#### WORK TO BE COMPLETED
What lines of the data include the string "React"? Copy them all.

#### DATA PROVIDED
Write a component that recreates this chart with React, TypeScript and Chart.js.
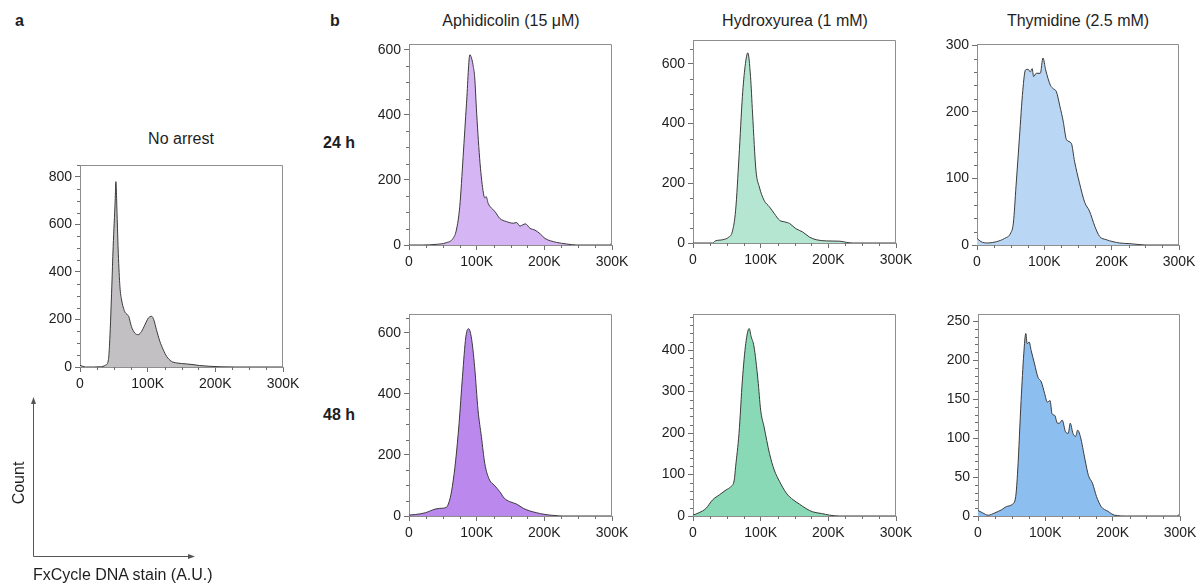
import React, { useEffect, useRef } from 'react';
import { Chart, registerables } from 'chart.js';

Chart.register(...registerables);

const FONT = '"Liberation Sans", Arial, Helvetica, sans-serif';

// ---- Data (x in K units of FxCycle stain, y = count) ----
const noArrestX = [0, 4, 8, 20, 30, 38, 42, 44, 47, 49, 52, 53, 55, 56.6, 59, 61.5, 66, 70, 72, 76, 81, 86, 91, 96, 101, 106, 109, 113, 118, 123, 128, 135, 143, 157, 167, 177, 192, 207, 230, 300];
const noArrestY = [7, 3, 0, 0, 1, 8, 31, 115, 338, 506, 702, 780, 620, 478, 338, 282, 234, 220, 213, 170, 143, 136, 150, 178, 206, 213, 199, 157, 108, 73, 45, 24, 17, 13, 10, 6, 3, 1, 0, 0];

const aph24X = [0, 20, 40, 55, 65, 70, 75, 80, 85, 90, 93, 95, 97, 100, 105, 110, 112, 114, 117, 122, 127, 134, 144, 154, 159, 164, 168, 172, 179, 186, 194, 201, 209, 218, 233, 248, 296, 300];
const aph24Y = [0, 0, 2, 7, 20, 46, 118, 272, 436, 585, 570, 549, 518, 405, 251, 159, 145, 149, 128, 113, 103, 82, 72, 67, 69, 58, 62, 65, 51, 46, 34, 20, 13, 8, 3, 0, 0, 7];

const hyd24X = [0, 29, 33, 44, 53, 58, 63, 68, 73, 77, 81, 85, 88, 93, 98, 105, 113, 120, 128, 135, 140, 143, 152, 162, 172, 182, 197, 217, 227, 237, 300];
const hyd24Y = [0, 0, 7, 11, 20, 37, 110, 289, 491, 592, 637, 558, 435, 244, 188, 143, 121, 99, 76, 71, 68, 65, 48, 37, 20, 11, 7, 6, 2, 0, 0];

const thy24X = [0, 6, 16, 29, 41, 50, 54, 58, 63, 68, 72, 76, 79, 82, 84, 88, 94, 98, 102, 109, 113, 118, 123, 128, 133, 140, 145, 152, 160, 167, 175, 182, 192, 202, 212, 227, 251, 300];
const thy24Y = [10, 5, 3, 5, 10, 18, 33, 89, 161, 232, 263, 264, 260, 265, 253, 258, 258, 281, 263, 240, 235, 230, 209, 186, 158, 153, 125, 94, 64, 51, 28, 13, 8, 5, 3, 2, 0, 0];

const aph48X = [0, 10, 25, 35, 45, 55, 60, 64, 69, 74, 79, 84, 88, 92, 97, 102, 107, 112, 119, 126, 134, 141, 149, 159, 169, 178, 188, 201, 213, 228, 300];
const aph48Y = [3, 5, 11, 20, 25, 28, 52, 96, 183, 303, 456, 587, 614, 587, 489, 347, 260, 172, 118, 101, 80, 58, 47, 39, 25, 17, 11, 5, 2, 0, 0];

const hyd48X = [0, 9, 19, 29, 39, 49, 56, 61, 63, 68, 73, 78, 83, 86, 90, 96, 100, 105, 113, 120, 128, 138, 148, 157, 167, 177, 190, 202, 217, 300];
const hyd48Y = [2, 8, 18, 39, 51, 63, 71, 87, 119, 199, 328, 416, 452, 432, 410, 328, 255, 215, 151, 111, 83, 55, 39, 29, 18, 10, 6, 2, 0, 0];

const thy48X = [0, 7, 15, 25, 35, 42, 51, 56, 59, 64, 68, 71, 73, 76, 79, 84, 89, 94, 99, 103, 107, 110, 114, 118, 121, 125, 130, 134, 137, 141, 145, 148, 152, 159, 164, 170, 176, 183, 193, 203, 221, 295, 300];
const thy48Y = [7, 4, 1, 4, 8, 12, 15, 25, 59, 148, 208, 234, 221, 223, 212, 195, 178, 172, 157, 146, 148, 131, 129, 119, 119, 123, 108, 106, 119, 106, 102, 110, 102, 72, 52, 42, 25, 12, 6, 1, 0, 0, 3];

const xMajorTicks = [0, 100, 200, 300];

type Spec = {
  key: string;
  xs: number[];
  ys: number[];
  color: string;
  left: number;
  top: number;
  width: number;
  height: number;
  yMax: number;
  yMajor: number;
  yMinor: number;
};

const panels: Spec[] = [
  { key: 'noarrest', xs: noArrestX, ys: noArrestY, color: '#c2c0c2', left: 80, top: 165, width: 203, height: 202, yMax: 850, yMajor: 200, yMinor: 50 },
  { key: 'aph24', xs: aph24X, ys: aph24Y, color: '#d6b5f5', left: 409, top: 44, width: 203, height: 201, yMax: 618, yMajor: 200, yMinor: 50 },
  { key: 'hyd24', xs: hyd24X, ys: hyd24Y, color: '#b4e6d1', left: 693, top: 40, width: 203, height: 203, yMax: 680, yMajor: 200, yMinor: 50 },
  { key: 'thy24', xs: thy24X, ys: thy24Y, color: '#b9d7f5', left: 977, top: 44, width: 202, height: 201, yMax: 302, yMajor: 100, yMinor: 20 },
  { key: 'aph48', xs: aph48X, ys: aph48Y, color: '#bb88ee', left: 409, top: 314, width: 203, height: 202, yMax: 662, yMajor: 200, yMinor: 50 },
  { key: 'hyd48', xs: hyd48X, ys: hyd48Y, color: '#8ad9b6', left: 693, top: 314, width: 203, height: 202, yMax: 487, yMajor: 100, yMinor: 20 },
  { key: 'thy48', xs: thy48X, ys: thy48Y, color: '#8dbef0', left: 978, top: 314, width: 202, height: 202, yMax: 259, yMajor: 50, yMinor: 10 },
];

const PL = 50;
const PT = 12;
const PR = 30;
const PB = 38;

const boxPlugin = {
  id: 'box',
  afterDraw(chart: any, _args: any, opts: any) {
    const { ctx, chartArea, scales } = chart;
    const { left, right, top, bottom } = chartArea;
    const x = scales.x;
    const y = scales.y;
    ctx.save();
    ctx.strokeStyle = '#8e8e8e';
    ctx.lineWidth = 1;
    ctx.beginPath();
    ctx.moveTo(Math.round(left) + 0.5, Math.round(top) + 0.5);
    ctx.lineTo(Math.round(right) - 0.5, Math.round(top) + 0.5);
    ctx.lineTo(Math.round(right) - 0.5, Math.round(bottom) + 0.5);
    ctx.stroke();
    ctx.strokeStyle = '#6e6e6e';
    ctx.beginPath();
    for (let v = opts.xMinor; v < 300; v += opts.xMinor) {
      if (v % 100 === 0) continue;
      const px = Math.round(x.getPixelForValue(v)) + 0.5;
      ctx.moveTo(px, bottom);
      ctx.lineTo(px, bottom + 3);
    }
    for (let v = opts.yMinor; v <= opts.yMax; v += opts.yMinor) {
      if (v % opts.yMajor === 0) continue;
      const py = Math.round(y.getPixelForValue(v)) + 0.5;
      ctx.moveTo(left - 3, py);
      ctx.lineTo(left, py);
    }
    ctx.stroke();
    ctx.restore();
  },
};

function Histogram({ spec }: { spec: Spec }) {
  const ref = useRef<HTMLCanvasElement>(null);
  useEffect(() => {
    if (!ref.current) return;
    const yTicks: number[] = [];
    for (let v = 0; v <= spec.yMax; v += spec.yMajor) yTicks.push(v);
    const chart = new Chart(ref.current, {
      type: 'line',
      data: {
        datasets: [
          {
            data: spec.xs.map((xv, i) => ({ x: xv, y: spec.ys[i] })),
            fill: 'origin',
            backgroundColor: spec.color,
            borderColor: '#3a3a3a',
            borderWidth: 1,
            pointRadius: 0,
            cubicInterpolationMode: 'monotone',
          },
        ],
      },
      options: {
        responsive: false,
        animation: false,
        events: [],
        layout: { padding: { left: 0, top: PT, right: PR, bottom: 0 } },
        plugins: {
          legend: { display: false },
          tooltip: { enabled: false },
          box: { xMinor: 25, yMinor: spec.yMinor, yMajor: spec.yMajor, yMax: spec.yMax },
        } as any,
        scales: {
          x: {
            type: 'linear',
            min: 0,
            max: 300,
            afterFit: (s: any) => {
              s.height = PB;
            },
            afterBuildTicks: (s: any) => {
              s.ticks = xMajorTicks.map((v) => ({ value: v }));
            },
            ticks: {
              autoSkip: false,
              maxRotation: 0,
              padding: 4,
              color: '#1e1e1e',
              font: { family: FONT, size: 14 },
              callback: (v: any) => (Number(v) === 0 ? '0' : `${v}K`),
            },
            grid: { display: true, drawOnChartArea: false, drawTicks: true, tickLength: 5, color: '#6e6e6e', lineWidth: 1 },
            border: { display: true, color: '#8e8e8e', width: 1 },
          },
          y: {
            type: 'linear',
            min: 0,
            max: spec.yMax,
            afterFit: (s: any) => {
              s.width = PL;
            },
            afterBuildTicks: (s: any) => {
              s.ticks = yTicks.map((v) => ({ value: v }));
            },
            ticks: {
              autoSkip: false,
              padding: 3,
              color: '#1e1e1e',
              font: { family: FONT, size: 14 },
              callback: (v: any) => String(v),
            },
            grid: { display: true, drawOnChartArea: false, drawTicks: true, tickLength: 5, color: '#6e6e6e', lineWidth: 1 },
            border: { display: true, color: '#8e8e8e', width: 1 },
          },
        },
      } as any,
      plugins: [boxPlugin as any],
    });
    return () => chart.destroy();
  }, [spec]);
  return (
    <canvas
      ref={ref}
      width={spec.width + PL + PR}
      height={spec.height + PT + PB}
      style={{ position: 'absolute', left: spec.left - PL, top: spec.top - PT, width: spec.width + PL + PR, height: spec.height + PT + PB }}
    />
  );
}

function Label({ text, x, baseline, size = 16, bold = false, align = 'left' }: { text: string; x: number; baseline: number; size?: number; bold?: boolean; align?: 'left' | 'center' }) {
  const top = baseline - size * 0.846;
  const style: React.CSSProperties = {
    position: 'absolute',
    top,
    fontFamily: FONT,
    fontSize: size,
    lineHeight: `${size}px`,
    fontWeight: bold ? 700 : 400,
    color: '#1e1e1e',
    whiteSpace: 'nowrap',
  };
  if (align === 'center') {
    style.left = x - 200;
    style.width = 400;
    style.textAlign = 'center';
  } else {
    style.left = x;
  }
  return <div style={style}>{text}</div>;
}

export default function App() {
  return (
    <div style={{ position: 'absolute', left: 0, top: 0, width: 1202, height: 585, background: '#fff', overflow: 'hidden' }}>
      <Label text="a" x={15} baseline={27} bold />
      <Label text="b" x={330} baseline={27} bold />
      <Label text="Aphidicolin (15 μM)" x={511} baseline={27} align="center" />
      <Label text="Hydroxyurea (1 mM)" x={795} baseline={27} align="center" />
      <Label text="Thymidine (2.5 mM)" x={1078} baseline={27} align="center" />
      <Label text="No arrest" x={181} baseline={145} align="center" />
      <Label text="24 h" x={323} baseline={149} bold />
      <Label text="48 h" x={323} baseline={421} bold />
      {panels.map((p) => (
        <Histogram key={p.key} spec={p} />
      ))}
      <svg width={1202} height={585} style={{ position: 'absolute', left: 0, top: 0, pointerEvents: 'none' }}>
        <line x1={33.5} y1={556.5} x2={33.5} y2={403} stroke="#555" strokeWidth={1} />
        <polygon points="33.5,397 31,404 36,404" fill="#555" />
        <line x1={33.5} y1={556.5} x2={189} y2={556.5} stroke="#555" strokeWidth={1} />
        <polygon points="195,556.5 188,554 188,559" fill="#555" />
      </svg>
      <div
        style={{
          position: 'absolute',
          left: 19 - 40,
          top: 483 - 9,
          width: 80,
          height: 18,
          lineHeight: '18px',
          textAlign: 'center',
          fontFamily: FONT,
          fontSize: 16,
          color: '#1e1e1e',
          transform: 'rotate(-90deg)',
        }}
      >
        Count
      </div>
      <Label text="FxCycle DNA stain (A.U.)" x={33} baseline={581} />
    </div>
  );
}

#### RESPONSE BELOW
Write a component that recreates this chart with React, TypeScript and Chart.js.
import React, { useEffect, useRef } from 'react';
  const style: React.CSSProperties = {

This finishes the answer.